A voir lundi 3 février 2014 à 0h25 sur France 2 |
Tombé peu à peu dans l’oubli après la Seconde Guerre mondiale, Georg-Wilhelm Pabst (1885-1967) est certes moins connu que Murnau ou Fritz Lang, mais reste pourtant l’un des cinéastes phares du cinéma allemand d’avant-guerre. Parmi ses nombreuses qualités, il a notamment offert à l’énigmatique Louise Brooks les rôles qui ont littéralement immortalisé son image dans l’histoire du cinéma. De «Loulou» (1928) à «Journal d’une fille perdue» (1929), deux hymnes incandescents à l’amour fou, Louise s’est faite l’emblème avant-gardiste du libre-arbitre féminin.
Dans les années 1930, jouant la carte d’un réalisme presque entomologique, Pabst stigmatise en effet une société dont le rigorisme et l’hypocrisie bafouent toutes les valeurs morales et livre des portraits peu flatteurs de l’Allemagne. Pourtant, en 1932, il ose une digression fantastique en adaptant le roman de Pierre Benoit, «L’Atlantide» et délaisse toute portée socio-politique en 1938 pour réaliser «Le Drame de Shanghai», un agréable film d’espionnage empreint d’exotisme.
Avant d’être incarnée par l’actrice au casque noir, le personnage de Loulou apparaît dans deux pièces de Frank Wedekind dans lesquelles l’auteur décrit les amours funestes de la jeune femme puis son procès. Souhaitant à tout prix adapter les écrits de Wedekind, Pabst fait passer de nombreuses auditions afin de dénicher l’actrice idéale, sans jamais se satisfaire d’aucune candidate. C’est en regardant «A Girl in Every Port» de Howard Hawks (1928) qu’il découvre Louis Brooks, la perle rare qui va permettre à son film de devenir rétrospectivement un monument de l’histoire du cinéma.
Loulou est une jeune femme aux mœurs légères qui dicte ses propres lois. Indépendante et sensuelle, elle suscite l’obsession des hommes qu’elle rencontre tout en se dérobant continuellement à leur fascination. D’abord maîtresse de Peter Schön, mécène des revues de music-hall dans lesquelles elle danse, elle finit par le tromper avec Alwa, son propre fils. Multipliant les conquêtes, elle provoque sa propre chute et s’exile à Londres où elle se prostitue. Ses dernières ardeurs amoureuses se déroulent alors en compagnie de Jack l’Eventreur.
«Loulou» est devenu, dans les années 1950, un film incontournable pour les raisons mêmes qui ont été boudées par les spectateurs et les critiques à sa sortie. Parmi elles, Pabst aurait échoué dans sa tentative de livrer une chronique sociale.

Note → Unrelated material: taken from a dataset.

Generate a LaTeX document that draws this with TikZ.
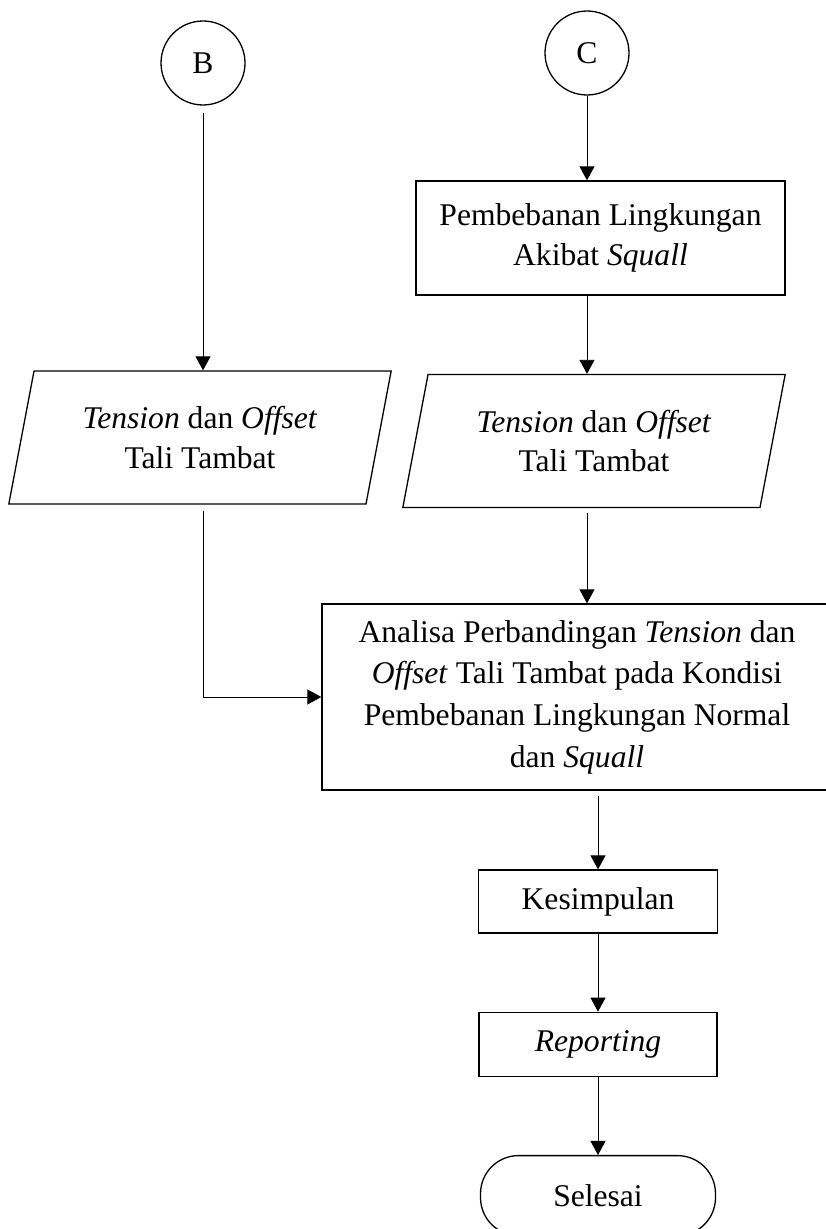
\documentclass[tikz,border=0pt]{standalone}
\usepackage{fontspec}
\setmainfont{Liberation Serif}
\usepackage{tikz}
\usetikzlibrary{shapes,arrows,arrows.meta,calc}
\usetikzlibrary{positioning}
\tikzstyle{box_style0}=[draw, line width=0.65pt, anchor=center, align=center,
font=\fontsize{15.8}{19.8}\selectfont]
\tikzstyle{proses}=[box_style0, rectangle]
\tikzstyle{konektor}=[box_style0, circle, minimum size=42pt, inner sep=0pt]
\tikzstyle{dataio}=[box_style0, trapezium, trapezium left angle=76, trapezium right angle=104,
trapezium stretches=true, minimum width=191.5pt, minimum height=66.5pt]
\tikzstyle{terminal}=[box_style0, rounded corners=19pt, minimum width=117.5pt, minimum height=40pt]
\tikzstyle{myarrow}=[-{Triangle[width=7.5pt,length=7pt]}, line width=0.45pt]

\begin{document}
\begin{tikzpicture}[x=0.5pt,y=-0.5pt]
		\useasboundingbox (0,0) rectangle (825,1229);

		% konektor dari halaman sebelumnya
		\node[konektor] (B) at (203,63) {B};
		\node[konektor] (C) at (587,53) {C};

		\node[proses, minimum width=184.5pt, minimum height=57pt] (D) at (600.5,238) {Pembebanan Lingkungan\\Akibat \textit{Squall}};
		\draw[myarrow] (C) -- (C |- D.north);

		\node[dataio] (E) at (200,437.5) {\textit{Tension} dan \textit{Offset}\\Tali Tambat};
		\draw[myarrow, shorten <=3.5pt] (B) -- (B |- E.north);

		\node[dataio] (F) at (594,441) {\textit{Tension} dan \textit{Offset}\\Tali Tambat};
		\draw[myarrow] (C |- D.south) -- (C |- F.north);

		\node[proses, minimum width=255pt, minimum height=93pt, font=\fontsize{15.8}{20.8}\selectfont] (G) at (577,697)
		{Analisa Perbandingan \textit{Tension} dan\\\textit{Offset} Tali Tambat pada Kondisi\\Pembebanan Lingkungan Normal\\dan \textit{Squall}};
		\draw[myarrow, shorten <=2.5pt] (C |- F.south) -- (C |- G.north);
		\draw[myarrow, shorten <=3pt] (B |- E.south) |- (G.west); % normal

		\node[proses, minimum width=119.5pt, minimum height=31.5pt] (H) at (598,901.5) {Kesimpulan};
		\draw[myarrow, shorten <=2.5pt] (G.south -| H) -- (H);

		\node[proses, minimum width=119pt, minimum height=32pt, below=39pt of H] (I) {\textit{Reporting}};
		\draw[myarrow] (H) -- (I);

		\node[terminal, below=39pt of I] (J) {Selesai};
		\draw[myarrow] (I) -- (J);
\end{tikzpicture}
\end{document}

Mais l’intention de Pabst se situe ailleurs, et en se servant d’éclairages expressionnistes, il apporte une respiration mythique à son film afin de valoriser la complexité du personnage de Loulou, sa beauté incandescente et sa part d’ombre. Les intrigues importent alors moins que cette héroïne moderne sur laquelle le cinéaste focalise toute son attention. Louise Brooks elle-même fut décriée par le plus grand nombre, accusée d’être une très mauvaise actrice. Pourtant, c’est la simplicité même de son jeu, son naturel troublant qui ont permis de transcender le rôle du Loulou au-delà de l’écran de cinéma, au-delà de son temps.